Bull markets don’t die of old age. The grizzly will arrive when the Fed tightens meaningfully. Also, there is a saying that “the elevator doesn’t go down until it’s fully loaded”. What it means is that the market won’t go down until investors are fully-invested as market tops are marked by euphoria. That is certainly not the mood of the day as fear reigns. As mentioned in these reports, despite this bull market’s power and longevity, investors remain skeptical and wary. Nay, as shown this year, fear is universal and is supported by objective sentiment measures. Recently, the CNN Fear & Greed Index dropped to 4, indicating extreme fear. Also, this week, the AAII sentiment survey reported the Bullish sentiment dropped to 26.1%, a low and bullish reading. Bearish sentiment, on the other hand, rose to 42.8%, the highest level since the week of March 9, 2017. In the week of February 11, 2016, when the correction ended, the Bearish sentiment stood at 48.70%. As shown in the chart (chart 2), when the Bullish sentiment hits 30% or lower, it shows pessimism and often coincides with market bottoms. When it reaches 25% or lower, this indicated excessive pessimism and signals that the market stands at a low-risk, high-reward juncture point. Note in January, bullish sentiment reached 52.60% showing excessive optimism and warned of a market correction. It was bang on the money.

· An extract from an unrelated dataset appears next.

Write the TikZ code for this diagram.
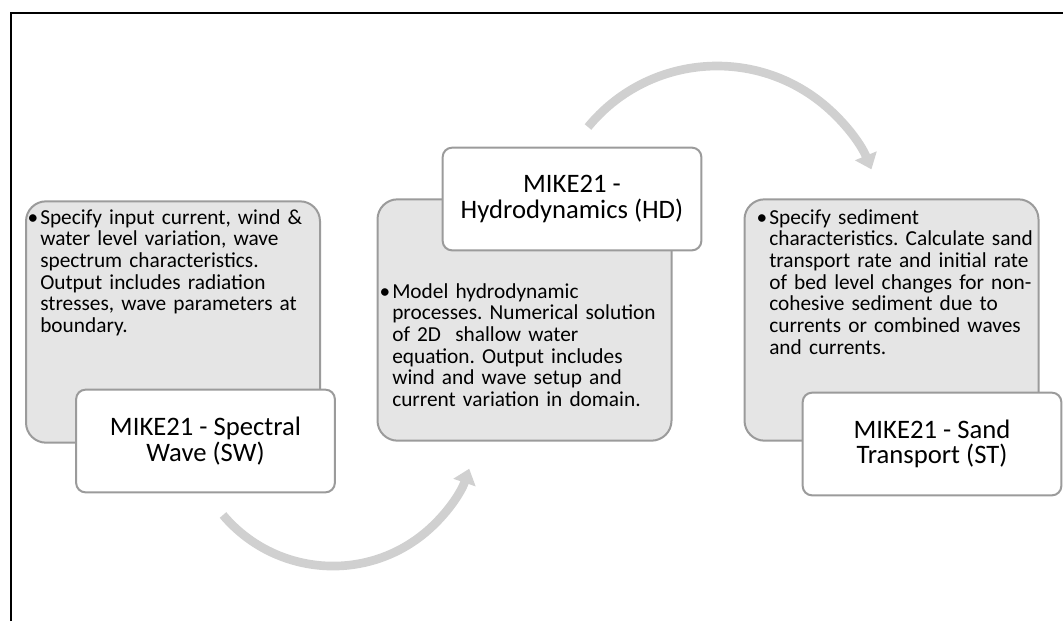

In conclusion, the market remains in a low-risk, high reward juncture point as it is oversold and sentiment backdrop is ideal as fear is widespread. As mentioned, the market bottomed in early February and the bull market has resumed. There is nothing to fear but fear itself. Long-term, as detailed in my April 1 report, the major market factors remain solidly bullish. The secular bull market remains intact. Until they deteriorate, there is no need to alter my bullish stand.
The call for this week: On a very short-term trading basis Friday’s action was, again as Jason Goepfert writes:
“[Friday was a] bearish engulfing [chart pattern]. The price pattern in the S&P does not look promising, according to textbook technical analysis. Friday arguably was a bearish engulfing pattern that suggests weak buying interest and eager sellers. [However] it has not been a successful reason to sell, with stocks rising over the next two weeks essentially every time” (chart 3 on page 4).
Part of the calculus on striking Syria had to be conveying resolve to North Korea to keep Kim from balking at the scheduled peace talks. We are stunned that every pundit and pseudo expert inveighing against or for the Syrian strike has failed to note this important consideration. There is also a China trade element to the decision to hammer Syria. P.S. – DJT called out Putin and Iran in his Friday night address. Obviously, the attack on Syria was also a message to them. All of this has the preopening S&P 500 futures better by 16 points as we write at 5:33 a.m.